What would happen if you could use Twitter, Facebook or good old Google Analytics to accurately predict the outcome of the 2010 Presidential Election? Some growing social media analytics companies such as Likester are doing just that by measuring the uptick in popularity of pages and social networking presences. In fact, Likester accurately predicted this year’s American Idol winner way back in April.
But how scientific is this data, and what exactly is being measured? As Mashable reports, Likester mostly measures popularity and predicts winners based on the aggregation of “likes” on Facebook in concert with high-profile events. For the GOP debate, “The stand-out frontrunner was Mitt Romney, who ended the night with the greatest number of new Facebook Likes and the greatest overall Likes on his Page.” As we can see, Likester basically began the ticker right when the debate began and distinguished between unique “likes,” or “likes” that occurred after the debate had started, from overall likes. In the end Romney had 19,658 unique or new “likes” during the debate, resulting in 955,748 total “likes,” representing a 2.06% increase in overall “likes” during and directly following the televised debate.
Likester reported, “Michelle Bachmann ranked second in the number of new Likes on her Facebook Page.” In numbers that came out to 9,232 unique or new “likes,” 326,225 total, representing a 2.75% increase.

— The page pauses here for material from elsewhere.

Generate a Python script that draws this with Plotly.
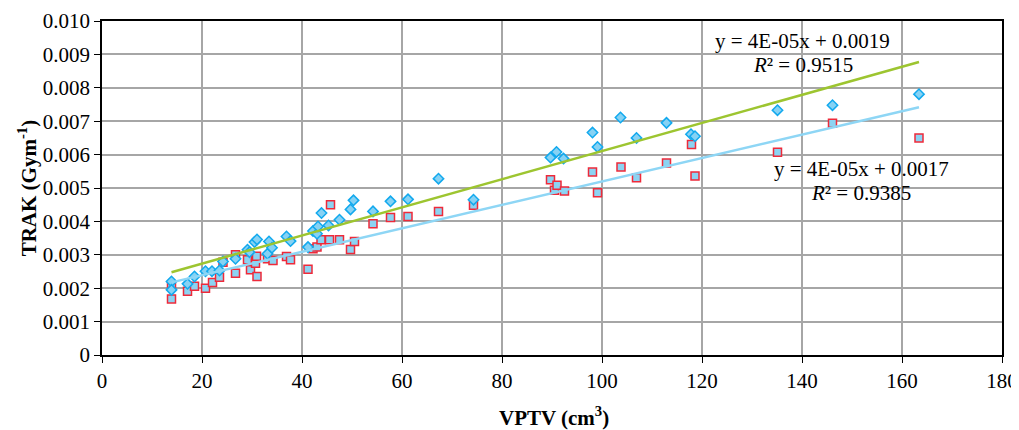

Naturally, AdWeek threw their two cents into the discussion, arguing:
“Polling has always been an important element to any electoral bid, but now a new type of impromptu assessment is coming to the fore. Third parties, such as analytics startup Likester, are carving out a space for themselves by processing data that is instantaneously available.”
I’ll give you instantaneously available, but, again, how scientific is this? After all, no one seems to be taking into account what I would call the “hipster correlate.” The hipster correlate is the number of Facebook users who would have “liked” a Romney or Bachmann or Ron Paul page in a stab at some hipster-ish irony, thus proving to those who check their Facebook page or read their status updates their outstanding skills of irony in becoming a fan of a Tea Partier web page, etc. If we’re really doing statistical regressions here, what’s the margin of error here, Likester?
Additionally, how closely can we attach the fidelity of someone who “likes” a Facebook page to a living, breathing politician? On my Facebook page I think I have “liked” mayonnaise, but if there were to be a vote between mayo and ketchup to determine which condiment would become the new official condiment of the U.S., would I necessarily vote mayo? That’s actually kind of a crap analogy, but you get what I mean.
Before we are forced to read more blogs and news articles (like this one!) pronouncing exit polls dead and Facebook and Twitter as the new polling media, I’d like to see a very solid research study conducted as to how closely becoming a fan of a political Facebook page correlates to Americans’ actual voting behavior. In other, more web-based marketing terms, what’s the voting conversion rate for political Facebook pages?
Has anyone seen anything like that?
In other words, please, social scientists and pollsters, show us whether yet another new medium is disrupting the way that Americans individually see and interact with their political candidates, and how that medium has begun to shape the way those political candidates are regarded by an American audience as a whole.